Corriente de agua continua y más o menos caudalosa que va a desembocar en otra, en un lago o en el mar. Así define el Diccionario de la RAE la palabra “río”. Y así lo hemos visto durante décadas: un mero cauce de agua y, en gran medida, un simple recurso sin más.

Sin embargo, el río no es solamente una masa de agua que transcurre por un cauce; constituye un ecosistema vivo que se va transformando en el tiempo y en el espacio. El ecosistema fluvial está formado por el biotopo y las biocenosis que en él viven. El biotopo es un ámbito con condiciones medioambientales uniformes que cuenta con tres elementos principales: cauce, ribera y llanura de inundación. La biocenosis, por su parte, la conforman todos los seres vivos, tanto especies acuáticas como terrestres, que habitan en el biotopo.

No obstante, a causa de los diversos usos que ha realizado en ellos el ser humano, estos ecosistemas fluviales han visto reducidas su estructura y funcionalidad; y tenemos como prueba la transformación sufrida por el río Deba en el valle de Deba.

Fotografía: Estado del río Deba a su paso por el centro urbano de Bergara. Procedencia: Agencia Vasca del Agua (Archivo fotográfico abierto). Autor: Pedro Odriozola

En el año 2000, la aprobación por parte de la Unión Europea de la Directiva Marco del Agua supuso una honda transformación respecto a la gestión de los ríos, estableciendo la necesidad de atender a la complejidad de los ecosistemas fluviales. Así pues, como consecuencia de dicha directiva, se comenzó a prestar más atención al carácter de los corredores fluviales tanto para la ordenación del territorio como para la gestión del agua, ya que el corredor fluvial abarca el conjunto de un territorio fluvial, es decir, el río en su canal de estiaje, la vegetación de ribera y el espacio que ocupan las aguas durante las crecidas, junto con la cubierta vegetal asociada.

Los corredores fluviales, además de su valor ecológico intrínseco, cumplen dos funciones fundamentales, como conectores ecológicos y como reguladores hidrológicos.

Respecto al valor ecológico, los corredores fluviales albergan ecosistemas asociados al río, tanto acuáticos como terrestres y de interfaz entre ambos, configurando un espacio de elevada biodiversidad que funciona como refugio para muchas especies vinculadas al ámbito fluvial. Debe también tenerse en cuenta que el río es un sistema con dimensión longitudinal, quizás la más aparente, pero también con dimensión transversal y en profundidad, cuando el río se conecta con el acuífero.  Y es en esta conexión ecológica donde el bosque de ribera desempeña un papel crucial: constituye el refugio de diversas especies animales y vegetales, crea la sombra necesaria para mantener la temperatura del agua, las raíces de su vegetación consolidan los cauces y reducen la erosión, atenuando la fuerza y la velocidad del agua en las crecidas, aminorando así posibles daños en infraestructuras. Sin embargo, la vegetación de ribera sobre todo en los ámbitos urbanos presenta un estado deplorable, habiendo desaparecido completamente en muchos casos, dejando al río desnudo y sin protección alguna.

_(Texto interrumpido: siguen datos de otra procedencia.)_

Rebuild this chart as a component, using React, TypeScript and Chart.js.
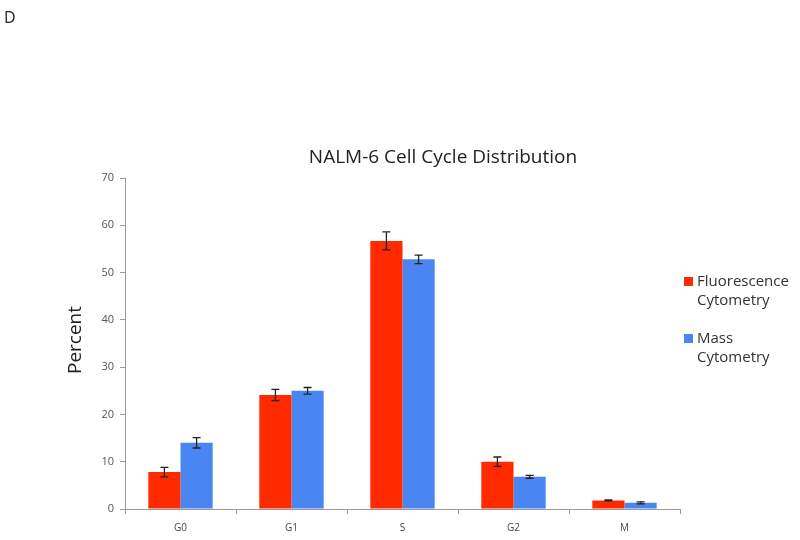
import React, { useEffect, useRef } from "react";
import { Chart, registerables } from "chart.js";

Chart.register(...registerables);

const categories = ["G0", "G1", "S", "G2", "M"];
const fluorescence = [7.8, 24.1, 56.7, 10.0, 1.8];
const fluorescenceErr = [1.0, 1.2, 1.9, 1.0, 0.1];
const mass = [14.0, 25.0, 52.8, 6.8, 1.3];
const massErr = [1.1, 0.7, 0.9, 0.3, 0.2];
const yTicks = [0, 10, 20, 30, 40, 50, 60, 70];

const RED = "#ff2a00";
const BLUE = "#4a86f2";
const FONT = "'Open Sans', 'Liberation Sans', sans-serif";

const errorBars = {
  id: "errorBars",
  afterDatasetsDraw(chart: any) {
    const ctx = chart.ctx;
    const y = chart.scales.y;
    const errs = [fluorescenceErr, massErr];
    chart.data.datasets.forEach((ds: any, di: number) => {
      const meta = chart.getDatasetMeta(di);
      meta.data.forEach((bar: any, i: number) => {
        const v = ds.data[i];
        const e = errs[di][i];
        const x = bar.x;
        const top = y.getPixelForValue(v + e);
        const bot = y.getPixelForValue(v - e);
        ctx.save();
        ctx.strokeStyle = "#222";
        ctx.lineWidth = 1.3;
        ctx.beginPath();
        ctx.moveTo(x, top);
        ctx.lineTo(x, bot);
        ctx.moveTo(x - 4, top);
        ctx.lineTo(x + 4, top);
        ctx.moveTo(x - 4, bot);
        ctx.lineTo(x + 4, bot);
        ctx.stroke();
        ctx.restore();
      });
    });
  },
};

const decorations = {
  id: "decorations",
  afterDraw(chart: any) {
    const ctx = chart.ctx;
    ctx.save();
    ctx.fillStyle = "#222";
    ctx.textBaseline = "middle";
    ctx.font = `16px ${FONT}`;
    ctx.textAlign = "left";
    ctx.fillText("D", 4, 18);

    ctx.font = `19px ${FONT}`;
    ctx.textAlign = "center";
    ctx.fillText("NALM-6 Cell Cycle Distribution", 443, 158);

    ctx.save();
    ctx.translate(76, 340);
    ctx.rotate(-Math.PI / 2);
    ctx.font = `19px ${FONT}`;
    ctx.fillText("Percent", 0, 0);
    ctx.restore();

    const items = [
      { color: RED, lines: ["Fluorescence", "Cytometry"], y: 282 },
      { color: BLUE, lines: ["Mass", "Cytometry"], y: 339 },
    ];
    ctx.font = `15px ${FONT}`;
    ctx.textAlign = "left";
    items.forEach((it) => {
      ctx.fillStyle = it.color;
      ctx.fillRect(684, it.y - 5, 9, 9);
      ctx.fillStyle = "#333";
      it.lines.forEach((l, k) => ctx.fillText(l, 697, it.y + k * 19));
    });
    ctx.restore();
  },
};

export default function App() {
  const ref = useRef<HTMLCanvasElement>(null);
  useEffect(() => {
    if (!ref.current) return;
    const chart = new Chart(ref.current, {
      type: "bar",
      data: {
        labels: categories,
        datasets: [
          { label: "Fluorescence Cytometry", data: fluorescence, backgroundColor: RED },
          { label: "Mass Cytometry", data: mass, backgroundColor: BLUE },
        ],
      },
      options: {
        animation: false,
        responsive: false,
        layout: { padding: { top: 178, right: 120, left: 0, bottom: 0 } },
        datasets: { bar: { categoryPercentage: 0.58, barPercentage: 1 } },
        plugins: { legend: { display: false }, title: { display: false }, tooltip: { enabled: false } },
        scales: {
          x: {
            grid: { drawOnChartArea: false, color: "#999", tickLength: 5, offset: true },
            border: { color: "#999" },
            ticks: { color: "#444", font: { family: FONT, size: 10 }, padding: 8 },
            afterFit: (s: any) => { s.height = 31; },
          },
          y: {
            min: 0,
            max: 70,
            afterBuildTicks: (s: any) => { s.ticks = yTicks.map((v) => ({ value: v })); },
            grid: { drawOnChartArea: false, color: "#999", tickLength: 5 },
            border: { color: "#999" },
            ticks: { color: "#555", font: { family: FONT, size: 11 }, padding: 6 },
            afterFit: (s: any) => { s.width = 125; },
          },
        },
      },
      plugins: [errorBars, decorations],
    });
    return () => chart.destroy();
  }, []);
  return (
    <div style={{ position: "fixed", left: 0, top: 0, width: 800, height: 540, background: "#fff" }}>
      <canvas ref={ref} width={800} height={540} style={{ width: 800, height: 540 }} />
    </div>
  );
}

Por otro lado, en su papel de “reguladores hidrológicos” actúan como laminadores del caudal y de las cargas de sedimento que arrastra el río en periodos de crecida, disipando parte de su energía, reduciendo los daños asociados y recargando los acuíferos.

Por tanto, para que el río se mantenga en buen estado, son imprescindibles los siguientes elementos: vegetación, sedimento, lugares de detención de caudal, madera en el cauce, fauna y flora local, lugares sombríos, espacios para las crecidas... Es evidente que el río no es un cauce sin vida.